Do this →
Copy each line exactly. Leave nothing out.

Data extract →

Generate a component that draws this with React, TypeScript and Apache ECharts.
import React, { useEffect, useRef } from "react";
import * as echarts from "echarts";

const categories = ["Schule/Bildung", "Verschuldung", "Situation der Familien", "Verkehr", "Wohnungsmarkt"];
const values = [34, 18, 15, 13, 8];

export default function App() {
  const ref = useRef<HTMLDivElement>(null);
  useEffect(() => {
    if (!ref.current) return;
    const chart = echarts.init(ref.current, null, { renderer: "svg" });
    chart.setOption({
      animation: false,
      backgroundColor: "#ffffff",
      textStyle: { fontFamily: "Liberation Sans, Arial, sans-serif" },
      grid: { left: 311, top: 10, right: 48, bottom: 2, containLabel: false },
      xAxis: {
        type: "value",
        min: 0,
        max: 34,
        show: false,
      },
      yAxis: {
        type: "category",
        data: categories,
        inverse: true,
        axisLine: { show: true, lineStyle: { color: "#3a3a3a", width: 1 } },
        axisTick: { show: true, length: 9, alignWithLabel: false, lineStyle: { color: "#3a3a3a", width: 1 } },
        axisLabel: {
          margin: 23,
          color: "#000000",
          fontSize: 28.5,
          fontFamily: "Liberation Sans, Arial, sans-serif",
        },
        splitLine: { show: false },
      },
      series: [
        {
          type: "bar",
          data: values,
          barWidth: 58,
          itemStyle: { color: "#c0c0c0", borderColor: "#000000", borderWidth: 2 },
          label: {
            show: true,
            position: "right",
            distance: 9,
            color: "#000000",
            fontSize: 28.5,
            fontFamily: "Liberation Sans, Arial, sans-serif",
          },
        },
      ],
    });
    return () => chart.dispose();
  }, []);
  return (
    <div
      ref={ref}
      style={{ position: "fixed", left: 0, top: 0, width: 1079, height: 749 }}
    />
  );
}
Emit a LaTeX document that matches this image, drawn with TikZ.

Written solution →
Generate a component that draws this with React, TypeScript and Apache ECharts.
import React, { useEffect, useRef } from "react";
import * as echarts from "echarts";

const categories = ["Schule/Bildung", "Verschuldung", "Situation der Familien", "Verkehr", "Wohnungsmarkt"];
const values = [34, 18, 15, 13, 8];

export default function App() {
  const ref = useRef<HTMLDivElement>(null);
  useEffect(() => {
    if (!ref.current) return;
    const chart = echarts.init(ref.current, null, { renderer: "svg" });
    chart.setOption({
      animation: false,
      backgroundColor: "#ffffff",
      textStyle: { fontFamily: "Liberation Sans, Arial, sans-serif" },
      grid: { left: 311, top: 10, right: 48, bottom: 2, containLabel: false },
      xAxis: {
        type: "value",
        min: 0,
        max: 34,
        show: false,
      },
      yAxis: {
        type: "category",
        data: categories,
        inverse: true,
        axisLine: { show: true, lineStyle: { color: "#3a3a3a", width: 1 } },
        axisTick: { show: true, length: 9, alignWithLabel: false, lineStyle: { color: "#3a3a3a", width: 1 } },
        axisLabel: {
          margin: 23,
          color: "#000000",
          fontSize: 28.5,
          fontFamily: "Liberation Sans, Arial, sans-serif",
        },
        splitLine: { show: false },
      },
      series: [
        {
          type: "bar",
          data: values,
          barWidth: 58,
          itemStyle: { color: "#c0c0c0", borderColor: "#000000", borderWidth: 2 },
          label: {
            show: true,
            position: "right",
            distance: 9,
            color: "#000000",
            fontSize: 28.5,
            fontFamily: "Liberation Sans, Arial, sans-serif",
          },
        },
      ],
    });
    return () => chart.dispose();
  }, []);
  return (
    <div
      ref={ref}
      style={{ position: "fixed", left: 0, top: 0, width: 1079, height: 749 }}
    />
  );
}
Emit a LaTeX document that matches this image, drawn with TikZ.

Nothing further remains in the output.